Volumetric Brushstroke Pipeline

  1. Calibrate all sensors into the world frame.
  2. Ingest timestamped observations into ring buffers.
  3. Estimate tracks and confidence.
  4. Convert tracks/surfaces/sources into semantic claims.
  5. Lower claims into brush packets under budget.
  6. Render brush packets as anisotropic camera-facing or view-stable volumetric splats.
  7. Project Kiyo RGB onto brush packets using camera poses.
  8. Feed virtual camera/listener pose into the ambisonic renderer.

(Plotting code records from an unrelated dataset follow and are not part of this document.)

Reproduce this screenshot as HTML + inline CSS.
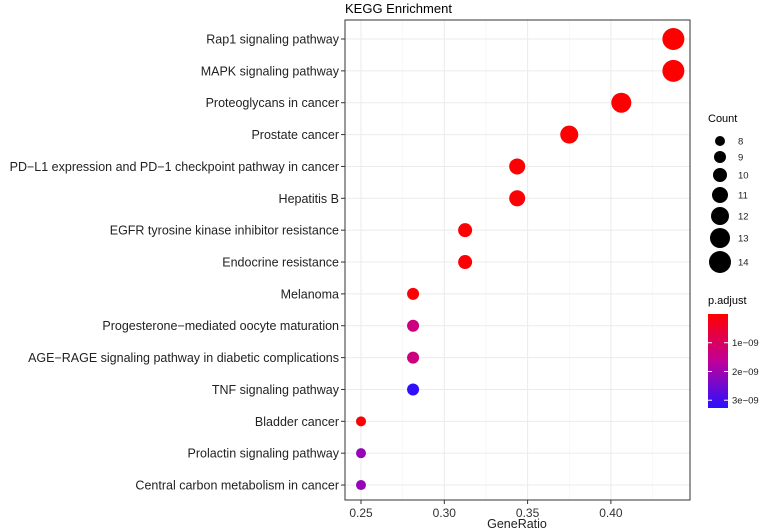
<!DOCTYPE html>
<html><head><meta charset="utf-8"><style>
html,body{margin:0;padding:0;background:#fff;}
svg{display:block;font-family:"Liberation Sans",Arial,sans-serif;}
</style></head><body>
<svg id="chart" width="760" height="531" xmlns="http://www.w3.org/2000/svg">
<defs><linearGradient id="pg" x1="0" y1="0" x2="0" y2="1">
<stop offset="0" stop-color="#ff0000"/><stop offset="0.5" stop-color="#c0009a"/><stop offset="1" stop-color="#2a10ff"/></linearGradient></defs>
<text x="345" y="13" font-size="13" fill="#000">KEGG Enrichment</text>
<rect x="345" y="20" width="345" height="480" fill="#fff"/>
<g id="grid"></g><g id="yaxis"></g><g id="xaxis"></g><g id="dots"></g>
<rect x="345" y="20" width="345" height="480" fill="none" stroke="#333" stroke-width="1"/>
<text x="517" y="528" font-size="12.5" text-anchor="middle" fill="#222">GeneRatio</text>
<g id="legend"></g>
<text x="708" y="122" font-size="11" fill="#000">Count</text>
<text x="708" y="304" font-size="11" fill="#000">p.adjust</text>
<rect x="708" y="314" width="20" height="94" fill="url(#pg)"/>
<g id="cbticks"></g>
</svg>
<script>
const categories=["Rap1 signaling pathway","MAPK signaling pathway","Proteoglycans in cancer","Prostate cancer","PD\u2212L1 expression and PD\u22121 checkpoint pathway in cancer","Hepatitis B","EGFR tyrosine kinase inhibitor resistance","Endocrine resistance","Melanoma","Progesterone\u2212mediated oocyte maturation","AGE\u2212RAGE signaling pathway in diabetic complications","TNF signaling pathway","Bladder cancer","Prolactin signaling pathway","Central carbon metabolism in cancer"];
const geneRatio=[0.4375,0.4375,0.40625,0.375,0.34375,0.34375,0.3125,0.3125,0.28125,0.28125,0.28125,0.28125,0.25,0.25,0.25];
const counts=[14,14,13,12,11,11,10,10,9,9,9,9,8,8,8];
const pAdjust=[0.01e-9,0.01e-9,0.02e-9,0.02e-9,0.03e-9,0.05e-9,0.03e-9,0.03e-9,0.06e-9,1.35e-9,1.35e-9,3.2e-9,0.06e-9,2.1e-9,2.1e-9];
const xTicks=[0.25,0.30,0.35,0.40];
const xTickLabels=["0.25","0.30","0.35","0.40"];
const legendCounts=[8,9,10,11,12,13,14];
const cbTicks=[1e-9,2e-9,3e-9];
const cbTickLabels=["1e\u221209","2e\u221209","3e\u221209"];

const NS="http://www.w3.org/2000/svg";
const xS=v=>361+(v-0.25)/0.05*83.3;
const yS=i=>39+i*31.86;
const rS=c=>5+(c-8)*1.0;
const pMin=0,pMax=3.27e-9;
const cbY=p=>314+(p-pMin)/(pMax-pMin)*94;
function col(p){let t=Math.max(0,Math.min(1,(p-pMin)/(pMax-pMin)));
 const a=[255,0,0],m=[192,0,154],b=[42,16,255];let r;
 if(t<0.5){const u=t/0.5;r=a.map((v,k)=>Math.round(v+(m[k]-v)*u));}else{const u=(t-0.5)/0.5;r=m.map((v,k)=>Math.round(v+(b[k]-v)*u));}
 return `rgb(${r.join(',')})`;}
function mk(tag,attrs,parent){const e=document.createElementNS(NS,tag);for(const k in attrs)e.setAttribute(k,attrs[k]);parent.appendChild(e);return e;}
const grid=document.getElementById('grid'),ya=document.getElementById('yaxis'),xa=document.getElementById('xaxis'),dots=document.getElementById('dots'),lg=document.getElementById('legend'),cb=document.getElementById('cbticks');
xTicks.forEach((v,i)=>{
 const g=mk('line',{x1:xS(v),x2:xS(v),y1:20,y2:500,stroke:'#ebebeb','stroke-width':1},grid);
 
 const mv=v+0.025;const mg=mk('line',{x1:xS(mv),x2:xS(mv),y1:20,y2:500,stroke:'#f3f3f3','stroke-width':0.6},grid);
 
 const t=mk('line',{x1:xS(v),x2:xS(v),y1:500,y2:504,stroke:'#333'},xa);
 
 const l=mk('text',{x:xS(v),y:517,'font-size':12,'text-anchor':'middle',fill:'#333'},xa);l.textContent=xTickLabels[i];
 
});
categories.forEach((c,i)=>{
 const y=yS(i);
 const g=mk('line',{x1:345,x2:690,y1:y,y2:y,stroke:'#ebebeb','stroke-width':1},grid);
 
 const t=mk('line',{x1:341,x2:345,y1:y,y2:y,stroke:'#333'},ya);
 
 const l=mk('text',{x:339,y:y+4.5,'font-size':12.5,'text-anchor':'end',fill:'#222'},ya);l.textContent=c;
 
 const d=mk('circle',{cx:xS(geneRatio[i]),cy:y,r:rS(counts[i]),fill:col(pAdjust[i])},dots);
 
});
legendCounts.forEach((c,i)=>{
 const y=[141,157,175,195,216,238,262][i];
 const d=mk('circle',{cx:720,cy:y,r:rS(c),fill:'#000'},lg);
 
 const l=mk('text',{x:738,y:y+3.5,'font-size':9.5,fill:'#222'},lg);l.textContent=c;
 
});
cbTicks.forEach((p,i)=>{
 const y=cbY(p);
 const a=mk('line',{x1:708,x2:712,y1:y,y2:y,stroke:'#fff'},cb);
 const b=mk('line',{x1:724,x2:728,y1:y,y2:y,stroke:'#fff'},cb);
 const l=mk('text',{x:732,y:y+3.5,'font-size':9.5,fill:'#222'},cb);l.textContent=cbTickLabels[i];
 
});
</script>
</body></html>
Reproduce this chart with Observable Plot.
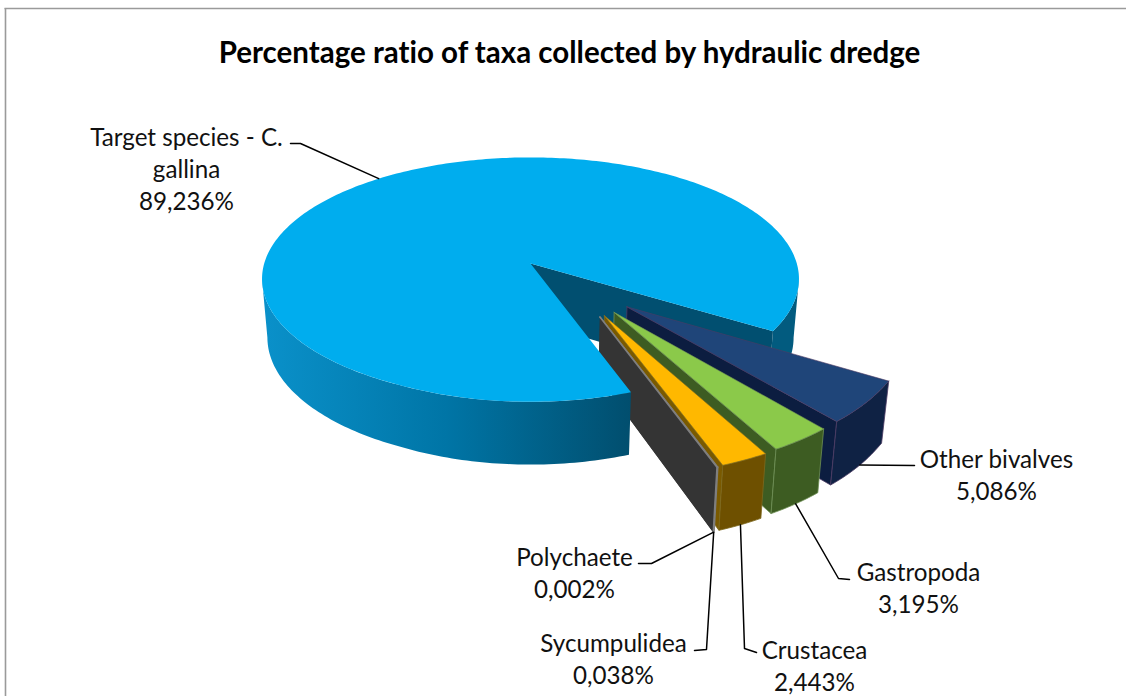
<!DOCTYPE html>
<html>
<head>
<meta charset="utf-8">
<script src="https://cdn.jsdelivr.net/npm/d3@7"></script>
<script src="https://cdn.jsdelivr.net/npm/@observablehq/plot@0.6"></script>
<style>
  html, body { margin: 0; padding: 0; background: #fff; }
  svg { display: block; }
  svg text { font-variant-ligatures: none; }
</style>
</head>
<body>
<script>
// Taxa shares of a hydraulic dredge catch, clockwise from the first slice.
const taxa = ["Target species - C. gallina", "Other bivalves", "Gastropoda", "Crustacea", "Sycumpulidea", "Polychaete"];
const shares = [89.236, 5.086, 3.195, 2.443, 0.038, 0.002];
const chartTitle = "Percentage ratio of taxa collected by hydraulic dredge";

// Face colours per slice.
const topColors = ["#00adee", "#1f4579", "#8bc94a", "#ffb800", "#7f7f7f", "#333333"];
const wallColors = ["#014f70", "#0f2244", "#3d5c22", "#6e5000", "#7f7f7f", "#7f7f7f"];
const cutColors = ["#014f70", "#0c1d40", "#3d5c22", "#7a5a00", "#343434", "#343434"];
const edgeColors = ["none", "#4d3b63", "#6f8f55", "#7d6a20", "#7f7f7f", "#7f7f7f"];

// Perspective model of the disc.
const W = 1126, H = 696;
const cx = 530, cy = 263;
const radius = 266.3, flatten = 0.449, persp = 0.127;
const firstAngle = 70.6, explode = 0.49;
const toRad = Math.PI / 180;

const project = (u, v) => {
  const w = 1 - persp * v;
  return [cx + radius * u / w, cy + radius * flatten * v / w + 13 * Math.max(0, v - 0.9)];
};
// Lower face of the pie: pulled towards the centre, pushed down.
const drop = ([x, y]) => [cx + (x - cx) * 0.98, y + 58 + 0.035 * (y - cy)];

// Angular extent and explosion offset per slice.
let running = firstAngle;
const slices = taxa.map((name, i) => {
  const a0 = running, a1 = running + shares[i] * 3.6;
  running = a1;
  const mid = ((a0 + a1) / 2) % 360;
  const dir = (52 + 0.5 * (mid - 55)) * toRad;
  const off = i === 0 ? [0, 0] : [explode * Math.cos(dir), explode * Math.sin(dir)];
  return {name, i, a0, a1, mid, off};
});

const rimPoint = (s, deg) => project(s.off[0] + Math.cos(deg * toRad), s.off[1] + Math.sin(deg * toRad));
const apexPoint = s => project(s.off[0], s.off[1]);
const arc = (s, a, b) => d3.range(0, 1 + 1e-9, 1 / Math.max(2, Math.ceil(Math.abs(b - a)))).map(t => rimPoint(s, a + (b - a) * t));

// Every face becomes a closed run of points for the one filled line mark.
const faces = [];
let faceId = 0;
const addFace = (pts, fill, stroke = "none", sw = 0) => {
  const id = faceId++;
  [...pts, pts[0]].forEach(([x, y]) => faces.push({x, y, id, fill, stroke, sw}));
};
const wall = (s, a, b) => {
  const top = arc(s, a, b);
  return [...top, ...top.map(drop).reverse()];
};
const cutFace = (s, deg) => {
  const a = apexPoint(s), r = rimPoint(s, deg);
  return [a, r, drop(r), drop(a)];
};

// The rim's silhouette turns at these angles, where the disc is widest on screen.
const widest = Math.asin(persp) / toRad;
const main = slices[0];
const mainEnd = main.a1 - 360;
// Far part of the big slice, behind the exploded ones.
addFace(wall(main, widest, mainEnd), "#025b7f");
addFace(cutFace(main, mainEnd), cutColors[0]);
// Exploded slices, back to front.
slices.slice(1).forEach(s => {
  const a0 = s.a0 - 360, a1 = s.a1 - 360;
  addFace(cutFace(s, a1), cutColors[s.i], s.i >= 4 ? "none" : edgeColors[s.i], 0.8);
  addFace(wall(s, a0, a1), wallColors[s.i], edgeColors[s.i], s.i >= 4 ? 1.5 : 0.8);
  addFace([apexPoint(s), ...arc(s, a0, a1)], topColors[s.i], s.i >= 4 ? "#7f7f7f" : edgeColors[s.i], s.i >= 4 ? 1.5 : 0.6);
});
// Near part of the big slice, then its top.
addFace(wall(main, main.a0, 180 - widest), "url(#wallShade)");
addFace([apexPoint(main), ...arc(main, main.a0, main.a1)], topColors[0]);

// Labels: position of the text block and the elbow of its leader.
const percent = v => v.toFixed(3).replace(".", ",") + "%";
const labelLines = {
  0: "Target species - C.\ngallina\n" + percent(shares[0]),
  1: taxa[1] + "\n" + percent(shares[1]),
  2: taxa[2] + "\n" + percent(shares[2]),
  3: taxa[3] + "\n" + percent(shares[3]),
  4: taxa[4] + "\n" + percent(shares[4]),
  5: taxa[5] + "\n" + percent(shares[5])
};
const labelAt = [[186, 167], [996, 473], [918, 586], [814, 664], [613, 657], [574, 571]];
const elbows = [
  [[300, 143], [290, 143]],
  [[914, 465]],
  [[838, 578], [849, 579]],
  [[744, 648], [756, 652]],
  [[706, 649], [694, 650]],
  [[651, 563], [638, 563]]
];
// Leaders start on the rim of the slice they name.
const leaderStart = i => {
  const s = slices[i];
  if (i === 0) return rimPoint(s, s.mid);
  const m = (s.a0 + s.a1) / 2 - 360;
  return drop(rimPoint(s, m));
};
const leaders = elbows.flatMap((pts, i) => [leaderStart(i), ...pts].map(([x, y]) => ({x, y, i})));
const labels = labelAt.map(([x, y], i) => ({x, y, text: labelLines[i]}));

const font = "Lato, Carlito, sans-serif";

const shading = () => {
  const ns = "http://www.w3.org/2000/svg";
  const defs = document.createElementNS(ns, "defs");
  const g = document.createElementNS(ns, "linearGradient");
  g.setAttribute("id", "wallShade");
  [["0", "#0a91ca"], ["0.5", "#0075a6"], ["1", "#014e6e"]].forEach(([o, c]) => {
    const st = document.createElementNS(ns, "stop");
    st.setAttribute("offset", o);
    st.setAttribute("stop-color", c);
    g.appendChild(st);
  });
  defs.appendChild(g);
  return defs;
};

const chart = Plot.plot({
  width: W,
  height: H,
  margin: 0,
  style: {background: "#fff", overflow: "hidden"},
  x: {domain: [0, W], range: [0, W], axis: null},
  y: {domain: [0, H], range: [0, H], axis: null},
  color: {type: "identity"},
  marks: [
    shading,
    Plot.ruleY([8], {x1: 4.5, x2: W, stroke: "#9a9a9a", strokeWidth: 1.6}),
    Plot.ruleX([5], {y1: 8, y2: H, stroke: "#9a9a9a", strokeWidth: 1.6}),
    Plot.line(faces, {x: "x", y: "y", z: "id", fill: "fill", stroke: "stroke", strokeWidth: "sw", strokeLinejoin: "round"}),
    Plot.line(leaders, {x: "x", y: "y", z: "i", stroke: "#000", strokeWidth: 1.5}),
    Plot.text(labels, {x: "x", y: "y", text: "text", fontFamily: font, fontSize: 24.2, lineHeight: 1.32, fill: "#111"}),
    Plot.text([chartTitle], {x: () => 569, y: () => 53, text: d => d, fontFamily: font, fontWeight: 700, fontSize: 29.5, fill: "#000"})
  ]
});
document.body.appendChild(chart);
</script>
</body>
</html>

The first renderer can be points/surfels with fat translucent strokes. A proper Dreams-like look can then add:

  • anisotropic ellipsoid splats
  • temporal stroke trails
  • stroke clustering by domain
  • RGB projection and confidence blending
  • procedural texture/noise in stroke-local coordinates
  • LOD summaries for distant or stale tracks

Audio Coupling

The visual camera pose should define or link to the audio listener pose:

  • yaw/pitch/roll rotates the ambisonic scene
  • translation changes source distances, occlusion candidates, and room response estimates
  • tracked props can drive synth patch positions
  • visible speaker/mic locations constrain playback and capture calibration

Do not make the ambisonic renderer read brush packets. It should read world claims: sources, listener pose, speaker/mic transforms, and confidence. Brush packets are how those claims are seen, not what they are.

First Slice

Build the minimum machine that proves the spine:

  1. Enumerate the two PS3 Eyes, two Kiyos, and LeapUVC mode.
  2. Calibrate camera intrinsics/extrinsics.
  3. Track one visible marker in at least two cameras.
  4. Triangulate a world-space point with confidence.
  5. Render that point as a volumetric brushstroke with a stable key.
  6. Move the virtual camera and verify visual parallax.
  7. Bind that same point to a mono synth source and verify ambisonic position changes with listener pose.

Only after that should RGB projection, dense splats, and dynamic point-cloud beauty work begin.

Cut Line

Cut any design where:

  • Gaussian/brush packets become the source of truth.
  • Leap, PS3 Eyes, and Kiyos each maintain separate private coordinate systems.
  • camera-attached microphones are treated as synchronized because they are physically attached.
  • the renderer owns calibration.
  • ambisonics reads rendered geometry instead of semantic world claims.

Pretty volumetric paint is allowed. Pretty volumetric paint with no ownership model is just smoke with a GPU budget.